>> Start RECORDED INFORMATION

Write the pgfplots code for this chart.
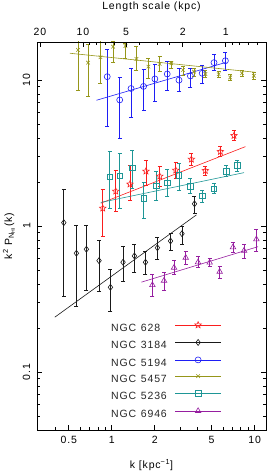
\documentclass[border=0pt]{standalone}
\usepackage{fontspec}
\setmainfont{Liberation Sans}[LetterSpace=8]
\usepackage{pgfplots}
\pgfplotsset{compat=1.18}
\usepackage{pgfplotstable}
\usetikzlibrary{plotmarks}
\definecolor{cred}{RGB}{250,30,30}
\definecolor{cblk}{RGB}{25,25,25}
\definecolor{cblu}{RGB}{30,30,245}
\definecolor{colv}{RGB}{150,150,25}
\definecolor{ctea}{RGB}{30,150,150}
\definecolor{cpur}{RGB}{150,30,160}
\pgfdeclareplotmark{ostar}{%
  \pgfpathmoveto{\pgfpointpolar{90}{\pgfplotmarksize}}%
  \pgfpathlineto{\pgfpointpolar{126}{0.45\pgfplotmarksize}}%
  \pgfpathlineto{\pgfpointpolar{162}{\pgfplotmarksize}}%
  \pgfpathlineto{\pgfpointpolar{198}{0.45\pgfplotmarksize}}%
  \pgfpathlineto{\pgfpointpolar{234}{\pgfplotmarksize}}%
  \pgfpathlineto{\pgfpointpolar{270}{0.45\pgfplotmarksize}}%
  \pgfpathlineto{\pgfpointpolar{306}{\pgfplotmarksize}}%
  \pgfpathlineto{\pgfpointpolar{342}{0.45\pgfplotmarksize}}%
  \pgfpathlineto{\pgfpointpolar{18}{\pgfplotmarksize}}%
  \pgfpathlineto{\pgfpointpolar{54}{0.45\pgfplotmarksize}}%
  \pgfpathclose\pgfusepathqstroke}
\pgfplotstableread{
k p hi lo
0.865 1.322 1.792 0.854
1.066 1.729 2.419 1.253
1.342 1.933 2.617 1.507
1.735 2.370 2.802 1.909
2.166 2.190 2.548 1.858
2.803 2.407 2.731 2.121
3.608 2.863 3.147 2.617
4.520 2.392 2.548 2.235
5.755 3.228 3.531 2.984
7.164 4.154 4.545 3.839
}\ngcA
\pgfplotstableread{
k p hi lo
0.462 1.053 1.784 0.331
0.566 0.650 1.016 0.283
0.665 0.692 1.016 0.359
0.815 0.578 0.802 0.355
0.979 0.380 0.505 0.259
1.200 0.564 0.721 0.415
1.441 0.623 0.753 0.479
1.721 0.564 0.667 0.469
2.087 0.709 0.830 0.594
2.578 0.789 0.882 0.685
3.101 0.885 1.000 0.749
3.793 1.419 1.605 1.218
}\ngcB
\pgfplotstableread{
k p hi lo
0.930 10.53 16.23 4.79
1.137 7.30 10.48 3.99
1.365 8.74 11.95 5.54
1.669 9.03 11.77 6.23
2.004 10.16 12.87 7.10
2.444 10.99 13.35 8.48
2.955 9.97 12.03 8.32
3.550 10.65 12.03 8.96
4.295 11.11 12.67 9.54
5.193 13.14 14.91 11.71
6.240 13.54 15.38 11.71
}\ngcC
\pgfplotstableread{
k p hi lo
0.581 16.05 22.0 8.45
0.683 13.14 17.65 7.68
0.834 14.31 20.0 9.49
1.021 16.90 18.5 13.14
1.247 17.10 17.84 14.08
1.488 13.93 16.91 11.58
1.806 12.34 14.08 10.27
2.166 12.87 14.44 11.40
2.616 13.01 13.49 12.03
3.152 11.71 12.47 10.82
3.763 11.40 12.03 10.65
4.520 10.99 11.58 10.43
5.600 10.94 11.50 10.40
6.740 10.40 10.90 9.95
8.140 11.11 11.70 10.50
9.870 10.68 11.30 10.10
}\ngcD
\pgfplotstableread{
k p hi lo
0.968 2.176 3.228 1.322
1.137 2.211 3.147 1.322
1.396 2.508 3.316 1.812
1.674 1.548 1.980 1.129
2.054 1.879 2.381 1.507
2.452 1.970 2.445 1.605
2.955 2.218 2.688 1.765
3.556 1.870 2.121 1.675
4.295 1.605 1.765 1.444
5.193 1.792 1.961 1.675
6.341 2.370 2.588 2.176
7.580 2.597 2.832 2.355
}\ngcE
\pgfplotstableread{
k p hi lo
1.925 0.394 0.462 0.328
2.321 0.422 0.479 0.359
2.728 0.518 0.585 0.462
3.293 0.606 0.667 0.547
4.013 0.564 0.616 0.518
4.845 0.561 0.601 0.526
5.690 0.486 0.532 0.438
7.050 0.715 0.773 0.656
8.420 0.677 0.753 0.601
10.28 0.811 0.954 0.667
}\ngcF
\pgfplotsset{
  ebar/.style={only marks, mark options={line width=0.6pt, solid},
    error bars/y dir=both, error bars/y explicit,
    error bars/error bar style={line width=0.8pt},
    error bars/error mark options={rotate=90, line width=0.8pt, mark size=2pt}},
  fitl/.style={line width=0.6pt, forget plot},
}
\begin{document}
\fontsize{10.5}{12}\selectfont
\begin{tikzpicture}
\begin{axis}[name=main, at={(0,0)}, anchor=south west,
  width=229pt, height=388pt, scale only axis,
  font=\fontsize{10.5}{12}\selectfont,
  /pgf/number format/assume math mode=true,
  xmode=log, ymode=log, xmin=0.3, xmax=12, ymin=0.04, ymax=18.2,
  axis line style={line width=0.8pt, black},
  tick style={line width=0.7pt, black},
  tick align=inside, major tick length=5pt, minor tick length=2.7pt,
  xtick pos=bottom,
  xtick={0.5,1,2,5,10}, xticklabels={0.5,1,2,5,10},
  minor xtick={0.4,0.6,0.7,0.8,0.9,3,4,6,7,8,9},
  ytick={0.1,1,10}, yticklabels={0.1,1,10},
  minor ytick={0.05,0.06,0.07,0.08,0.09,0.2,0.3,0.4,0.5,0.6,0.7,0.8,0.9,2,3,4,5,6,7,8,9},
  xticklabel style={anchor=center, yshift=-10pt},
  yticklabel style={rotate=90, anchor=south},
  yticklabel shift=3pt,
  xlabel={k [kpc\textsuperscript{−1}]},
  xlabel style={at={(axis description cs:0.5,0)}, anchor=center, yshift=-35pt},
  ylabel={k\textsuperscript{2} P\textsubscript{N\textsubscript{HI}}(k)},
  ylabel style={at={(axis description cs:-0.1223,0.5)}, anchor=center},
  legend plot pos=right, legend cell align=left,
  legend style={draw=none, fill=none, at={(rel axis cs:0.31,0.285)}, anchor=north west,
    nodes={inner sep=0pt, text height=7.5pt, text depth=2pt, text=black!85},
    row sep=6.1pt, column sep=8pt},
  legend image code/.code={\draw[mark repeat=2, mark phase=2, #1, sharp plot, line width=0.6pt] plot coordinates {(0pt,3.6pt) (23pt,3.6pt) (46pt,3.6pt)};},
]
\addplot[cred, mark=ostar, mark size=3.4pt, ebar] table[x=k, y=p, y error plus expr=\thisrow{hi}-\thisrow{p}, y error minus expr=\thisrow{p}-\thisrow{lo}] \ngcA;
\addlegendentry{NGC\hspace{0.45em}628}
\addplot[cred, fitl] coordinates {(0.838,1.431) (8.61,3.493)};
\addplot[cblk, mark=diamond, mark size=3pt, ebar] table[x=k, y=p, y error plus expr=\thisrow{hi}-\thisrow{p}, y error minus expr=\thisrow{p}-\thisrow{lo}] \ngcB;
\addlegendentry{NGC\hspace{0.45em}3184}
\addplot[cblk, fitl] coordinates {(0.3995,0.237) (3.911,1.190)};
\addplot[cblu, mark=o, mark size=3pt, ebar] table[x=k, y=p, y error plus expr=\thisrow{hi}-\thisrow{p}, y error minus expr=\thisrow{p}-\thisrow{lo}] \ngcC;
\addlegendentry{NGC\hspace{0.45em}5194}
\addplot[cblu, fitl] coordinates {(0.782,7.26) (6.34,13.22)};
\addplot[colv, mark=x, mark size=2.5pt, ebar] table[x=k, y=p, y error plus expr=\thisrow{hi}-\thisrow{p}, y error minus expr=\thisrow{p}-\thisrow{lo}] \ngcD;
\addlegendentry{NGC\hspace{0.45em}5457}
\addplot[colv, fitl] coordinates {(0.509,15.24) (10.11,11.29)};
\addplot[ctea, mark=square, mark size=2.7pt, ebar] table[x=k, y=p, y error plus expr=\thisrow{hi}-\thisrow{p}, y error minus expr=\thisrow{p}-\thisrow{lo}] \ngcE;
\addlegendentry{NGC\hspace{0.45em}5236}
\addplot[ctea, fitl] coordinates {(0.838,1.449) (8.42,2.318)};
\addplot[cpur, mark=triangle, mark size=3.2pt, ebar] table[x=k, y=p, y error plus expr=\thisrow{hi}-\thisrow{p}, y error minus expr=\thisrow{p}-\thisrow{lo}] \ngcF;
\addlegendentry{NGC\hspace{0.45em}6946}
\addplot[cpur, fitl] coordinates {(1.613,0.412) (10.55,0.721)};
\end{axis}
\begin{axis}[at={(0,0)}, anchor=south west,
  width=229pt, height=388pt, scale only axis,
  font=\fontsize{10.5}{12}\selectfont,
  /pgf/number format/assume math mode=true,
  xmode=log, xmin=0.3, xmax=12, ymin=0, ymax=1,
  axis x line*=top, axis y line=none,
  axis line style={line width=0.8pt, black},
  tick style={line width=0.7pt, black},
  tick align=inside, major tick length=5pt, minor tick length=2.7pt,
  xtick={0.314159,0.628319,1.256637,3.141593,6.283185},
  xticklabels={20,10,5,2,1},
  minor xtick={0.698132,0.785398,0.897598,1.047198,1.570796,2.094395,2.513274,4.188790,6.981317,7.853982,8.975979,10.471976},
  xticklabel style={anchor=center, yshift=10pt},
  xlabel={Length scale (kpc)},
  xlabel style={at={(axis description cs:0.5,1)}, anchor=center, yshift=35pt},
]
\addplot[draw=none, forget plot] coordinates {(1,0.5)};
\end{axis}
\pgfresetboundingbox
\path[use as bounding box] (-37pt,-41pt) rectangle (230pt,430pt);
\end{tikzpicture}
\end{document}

>> End RECORDED INFORMATION

STATED EXERCISE: Look above for every line with the word "code" and copy it.

TASK RESPONSE:
Write the pgfplots code for this chart.
  legend image code/.code={\draw[mark repeat=2, mark phase=2, #1, sharp plot, line width=0.6pt] plot coordinates {(0pt,3.6pt) (23pt,3.6pt) (46pt,3.6pt)};},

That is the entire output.